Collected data
>> BEGIN

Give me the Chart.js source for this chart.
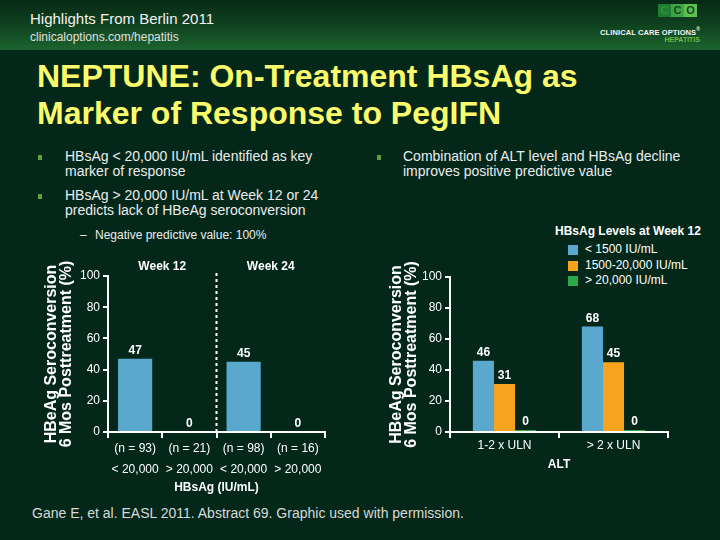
<!DOCTYPE html>
<html>
<head>
<meta charset="utf-8">
<script src="https://cdn.jsdelivr.net/npm/chart.js@4"></script>
<style>
  body { margin: 0; width: 720px; height: 540px; background: #03281a; position: relative; overflow: hidden;
         font-family: "Liberation Sans", Arial, sans-serif; color: #fff; }
  .abs { position: absolute; }
  #header { left: 0; top: 0; width: 720px; height: 50px;
            background: linear-gradient(to bottom, #072a15 0%, #0f411f 50%, #1c642f 100%); }
  #hl1 { left: 30px; top: 10px; font-size: 15px; color: #f2f2f2; }
  #hl2 { left: 30px; top: 30px; font-size: 12px; color: #e0e0e0; }
  #logo { left: 658px; top: 4px; font-size: 11px; font-weight: bold; line-height: 13px; }
  #logo span { display: inline-block; width: 13px; height: 13px; text-align: center; color: #16451f; }
  #cco1 { right: 20px; top: 26px; font-size: 7.5px; font-weight: bold; color: #f4f4f4; letter-spacing: 0.1px; }
  #cco2 { right: 20px; top: 36px; font-size: 7px; font-weight: bold; color: #6dbb4a; }
  #title { left: 37px; top: 58px; font-size: 32px; line-height: 37px; font-weight: bold; color: #fbfb6b; }
  .bul { font-size: 14px; line-height: 15px; color: #ececec; }
  .mark { width: 4px; height: 5px; background: #5f9e45; }
  #legend { left: 555px; top: 224px; font-size: 12px; color: #fff; }
  #legend .lt { font-weight: bold; margin-bottom: 4px; }
  #legend .row { position: relative; padding-left: 30px; height: 15.5px; line-height: 15.5px; }
  #legend .row i { position: absolute; left: 13px; top: 3px; width: 10px; height: 10px; }
  #foot { left: 32px; top: 505px; font-size: 14px; color: #d8d8d8; }
</style>
</head>
<body>
<div id="header" class="abs"></div>
<div id="hl1" class="abs">Highlights From Berlin 2011</div>
<div id="hl2" class="abs">clinicaloptions.com/hepatitis</div>
<div id="logo" class="abs"><span style="background:#1f7d31;color:#2f9140">C</span><span style="background:#3da547">C</span><span style="background:#5cc152">O</span></div>
<div id="cco1" class="abs">CLINICAL CARE OPTIONS<sup style="font-size:5px">®</sup></div>
<div id="cco2" class="abs">HEPATITIS</div>

<div id="title" class="abs">NEPTUNE: On-Treatment HBsAg as<br>Marker of Response to PegIFN</div>

<div class="abs mark" style="left:38px;top:155px"></div>
<div class="abs bul" style="left:65px;top:149px">HBsAg &lt; 20,000 IU/mL identified as key<br>marker of response</div>
<div class="abs mark" style="left:38px;top:194px"></div>
<div class="abs bul" style="left:65px;top:188px">HBsAg &gt; 20,000 IU/mL at Week 12 or 24<br>predicts lack of HBeAg seroconversion</div>
<div class="abs bul" style="left:80px;top:228px;font-size:12px">–</div>
<div class="abs bul" style="left:95px;top:228px;font-size:12px">Negative predictive value: 100%</div>
<div class="abs mark" style="left:377px;top:155px"></div>
<div class="abs bul" style="left:403px;top:149px">Combination of ALT level and HBsAg decline<br>improves positive predictive value</div>

<div id="legend" class="abs"></div>

<canvas id="chartLeft" class="abs" style="left:40px;top:255px" width="300" height="245"></canvas>
<canvas id="chartRight" class="abs" style="left:385px;top:255px" width="300" height="220"></canvas>

<div id="foot" class="abs">Gane E, et al. EASL 2011. Abstract 69. Graphic used with permission.</div>

<script>
// left chart: seroconversion by HBsAg at week 12 / week 24
const weekLabels = ['Week 12', 'Week 24'];
const leftCategories = [['(n = 93)', '< 20,000'], ['(n = 21)', '> 20,000'], ['(n = 98)', '< 20,000'], ['(n = 16)', '> 20,000']];
const leftValues = [47, 0, 45, 0];

// right chart: ALT level x HBsAg level at week 12
const altCategories = ['1-2 x ULN', '> 2 x ULN'];
const levelLabels = ['< 1500 IU/mL', '1500-20,000 IU/mL', '> 20,000 IU/mL'];
const lowValues = [46, 68];
const midValues = [31, 45];
const highValues = [0, 0];

const yTicks = [0, 20, 40, 60, 80, 100];
const yTitle = ['HBeAg Seroconversion', '6 Mos Posttreatment (%)'];

const FONT = '"Liberation Sans", Arial, sans-serif';
const BLUE = '#5ba8cf';
const ORANGE = '#f6a41d';
const GREEN = '#2aa94b';
const levelColors = [BLUE, ORANGE, GREEN];

// legend as html
const legendEl = document.getElementById('legend');
let html = '<div class="lt">HBsAg Levels at Week 12</div>';
levelLabels.forEach(function (l, i) {
    html += '<div class="row"><i style="background:' + levelColors[i] + '"></i>' +
        l.replace('<', '&lt;').replace('>', '&gt;') + '</div>';
});
legendEl.innerHTML = html;

const valueLabels = {
    id: 'valueLabels',
    afterDatasetsDraw(chart) {
        const ctx = chart.ctx;
        ctx.save();
        ctx.font = 'bold 12px ' + FONT;
        ctx.fillStyle = '#ffffff';
        ctx.textAlign = 'center';
        ctx.textBaseline = 'alphabetic';
        chart.data.datasets.forEach(function (ds, i) {
            chart.getDatasetMeta(i).data.forEach(function (bar, j) {
                ctx.fillText(ds.data[j], bar.x, bar.y - 5);
            });
        });
        ctx.restore();
    }
};

// week headers + dashed divider for the left chart
const weekHeaders = {
    id: 'weekHeaders',
    afterDraw(chart) {
        const ctx = chart.ctx;
        const x = chart.scales.x;
        const area = chart.chartArea;
        ctx.save();
        ctx.font = 'bold 12px ' + FONT;
        ctx.fillStyle = '#ffffff';
        ctx.textAlign = 'center';
        ctx.textBaseline = 'middle';
        weekLabels.forEach(function (w, i) {
            const cx = (x.getPixelForValue(i * 2) + x.getPixelForValue(i * 2 + 1)) / 2;
            ctx.fillText(w, cx, 12);
        });
        const dx = (x.getPixelForValue(1) + x.getPixelForValue(2)) / 2;
        ctx.strokeStyle = '#ffffff';
        ctx.lineWidth = 2;
        ctx.setLineDash([3, 3]);
        ctx.beginPath();
        ctx.moveTo(dx, 18);
        ctx.lineTo(dx, area.bottom);
        ctx.stroke();
        ctx.restore();
    }
};

function yScale(width) {
    return {
        min: 0,
        max: 100,
        afterBuildTicks: function (s) { s.ticks = yTicks.map(v => ({ value: v })); },
        afterFit: function (s) { s.width = width; },
        ticks: { color: '#ffffff', font: { size: 12, family: FONT }, padding: 3 },
        grid: { drawOnChartArea: false, tickLength: 5, color: '#ffffff', lineWidth: 2 },
        border: { color: '#ffffff', width: 2 },
        title: {
            display: true, text: yTitle, color: '#ffffff',
            font: { size: 16, weight: 'bold', family: FONT, lineHeight: 0.94 },
            padding: { top: 4.5, bottom: 0 }
        }
    };
}

function xScale(height, lineHeight, titleText, titlePad) {
    return {
        afterFit: function (s) { s.height = height; },
        ticks: { color: '#ffffff', font: { size: 12, family: FONT, lineHeight: lineHeight }, padding: 0, maxRotation: 0, autoSkip: false },
        grid: { drawOnChartArea: false, offset: true, tickLength: 6, color: '#ffffff', lineWidth: 2 },
        border: { color: '#ffffff', width: 2 },
        title: {
            display: true, text: titleText, color: '#ffffff',
            font: { size: 12, weight: 'bold', family: FONT },
            padding: { top: 0, bottom: titlePad }
        }
    };
}

new Chart(document.getElementById('chartLeft'), {
    type: 'bar',
    data: {
        labels: leftCategories,
        datasets: [{
            label: 'HBeAg seroconversion',
            data: leftValues,
            backgroundColor: BLUE,
            barPercentage: 0.63,
            categoryPercentage: 1
        }]
    },
    options: {
        responsive: false,
        animation: false,
        layout: { padding: { top: 21, right: 15, left: 0, bottom: 0 } },
        plugins: { legend: { display: false }, tooltip: { enabled: false } },
        scales: {
            x: xScale(68, 1.75, 'HBsAg (IU/mL)', 5),
            y: yScale(68)
        }
    },
    plugins: [valueLabels, weekHeaders]
});

new Chart(document.getElementById('chartRight'), {
    type: 'bar',
    data: {
        labels: altCategories,
        datasets: [
            { label: levelLabels[0], data: lowValues, backgroundColor: BLUE, barPercentage: 1, categoryPercentage: 0.58 },
            { label: levelLabels[1], data: midValues, backgroundColor: ORANGE, barPercentage: 1, categoryPercentage: 0.58 },
            { label: levelLabels[2], data: highValues, backgroundColor: GREEN, barPercentage: 1, categoryPercentage: 0.58, minBarLength: 2 }
        ]
    },
    options: {
        responsive: false,
        animation: false,
        layout: { padding: { top: 22, right: 17, left: 0, bottom: 0 } },
        plugins: { legend: { display: false }, tooltip: { enabled: false } },
        scales: {
            x: xScale(43, 1.2, 'ALT', 3),
            y: yScale(65)
        }
    },
    plugins: [valueLabels]
});
</script>
</body>
</html>
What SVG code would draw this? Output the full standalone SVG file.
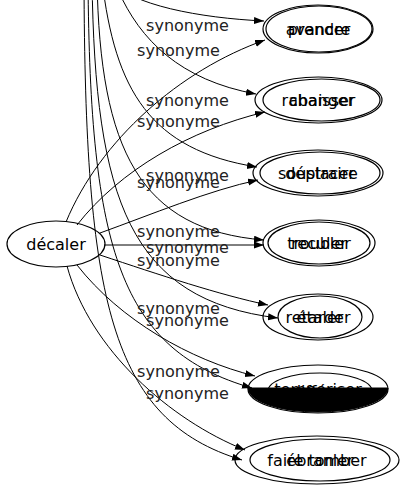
<svg xmlns="http://www.w3.org/2000/svg" width="407" height="491" viewBox="0 0 407 491">
<style>
text{font-family:"DejaVu Sans","Liberation Sans",sans-serif;font-size:16px;fill:#000;text-anchor:middle}
.lbl{fill:#222}
.e{fill:none;stroke:#000;stroke-width:1;marker-end:url(#ah)}
.n{fill:none;stroke:#000;stroke-width:1.2}
</style>
<defs>
<marker id="ah" markerUnits="userSpaceOnUse" markerWidth="11" markerHeight="8" refX="10" refY="3.5" orient="auto">
<path d="M0,0 L10,3.5 L0,7 Z" fill="#000"/>
</marker>
</defs>
<rect width="407" height="491" fill="#fff"/>
<g id="edges">
<path class="e" d="M110,-20 C130,5 200,18 264,21"/>
<path class="e" d="M118,-10 C140,40 180,80 256,94"/>
<path class="e" d="M102,-20 C115,90 150,150 257,167"/>
<path class="e" d="M97,-20 C100,150 140,230 264,240"/>
<path class="e" d="M92,-20 C95,200 130,300 278,318"/>
<path class="e" d="M88,-20 C90,250 120,350 252,388"/>
<path class="e" d="M84,-20 C85,300 110,420 242,460"/>
<path class="e" d="M66,222 C100,140 180,70 265,40"/>
<path class="e" d="M77,225 C120,170 190,130 265,112"/>
<path class="e" d="M100,233 C150,215 210,190 258,180"/>
<path class="e" d="M104,245 L264,245"/>
<path class="e" d="M100,255 C160,275 220,295 268,305"/>
<path class="e" d="M77,265 C120,320 190,360 255,376"/>
<path class="e" d="M67,266 C90,350 170,420 245,450"/>
<text class="lbl" x="187.5" y="31">synonyme</text>
<text class="lbl" x="178.5" y="56">synonyme</text>
<text class="lbl" x="187.5" y="106">synonyme</text>
<text class="lbl" x="178.5" y="127">synonyme</text>
<text class="lbl" x="187.5" y="181">synonyme</text>
<text class="lbl" x="178.5" y="188">synonyme</text>
<text class="lbl" x="178.5" y="237">synonyme</text>
<text class="lbl" x="187.5" y="253">synonyme</text>
<text class="lbl" x="178.5" y="266">synonyme</text>
<text class="lbl" x="178.5" y="314">synonyme</text>
<text class="lbl" x="187.5" y="326">synonyme</text>
<text class="lbl" x="178.5" y="377">synonyme</text>
<text class="lbl" x="187.5" y="399">synonyme</text>
</g>
<g id="decaler">
<ellipse class="n" cx="56" cy="244" rx="49" ry="23"/>
<text x="56" y="250">décaler</text>
</g>
<g id="avancer">
<ellipse class="n" cx="318" cy="29" rx="55" ry="24"/>
<text x="318" y="35">avancer</text>
</g>
<g id="prendre">
<ellipse class="n" cx="319" cy="29" rx="53" ry="23"/>
<text x="319" y="35">prendre</text>
</g>
<g id="rabaisser">
<ellipse class="n" cx="318.5" cy="100" rx="63.5" ry="23"/>
<text x="318.5" y="106">rabaisser</text>
</g>
<g id="changer">
<ellipse class="n" cx="321.5" cy="100" rx="58.5" ry="21"/>
<text x="321.5" y="106">changer</text>
</g>
<g id="soustraire">
<ellipse class="n" cx="318" cy="173" rx="65" ry="23"/>
<text x="318" y="179">soustraire</text>
</g>
<g id="deplacer">
<ellipse class="n" cx="320" cy="173" rx="60" ry="21"/>
<text x="320" y="179">déplacer</text>
</g>
<g id="troubler">
<ellipse class="n" cx="319" cy="243" rx="56" ry="23"/>
<text x="319" y="249">troubler</text>
</g>
<g id="reculer">
<ellipse class="n" cx="319" cy="243" rx="51" ry="21"/>
<text x="319" y="249">reculer</text>
</g>
<g id="retarder">
<ellipse class="n" cx="318" cy="317" rx="55" ry="23"/>
<text x="318" y="323">retarder</text>
</g>
<g id="etaler">
<ellipse class="n" cx="320" cy="317" rx="42" ry="21"/>
<text x="320" y="323">étaler</text>
</g>
<g id="temporiser">
<ellipse class="n" cx="318" cy="389" rx="70" ry="24"/>
<text x="318" y="395">temporiser</text>
</g>
<g id="differer">
<ellipse class="n" cx="320" cy="391" rx="52" ry="18"/>
<text x="320" y="397">différer</text>
<path d="M248,388 L388,388 A70 24 0 0 1 248,388 Z" fill="#000" stroke="#000"/>
</g>
<g id="faire-tomber">
<ellipse class="n" cx="317" cy="460" rx="82" ry="24"/>
<text x="317" y="466">faire tomber</text>
</g>
<g id="ebranler">
<ellipse class="n" cx="320" cy="460" rx="70" ry="21"/>
<text x="320" y="466">ébranler</text>
</g>
</svg>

>> END

Set problem:
Read through the lines above and collect those that contain the string "this".

Worked solution:
Give me the Chart.js source for this chart.
What SVG code would draw this? Output the full standalone SVG file.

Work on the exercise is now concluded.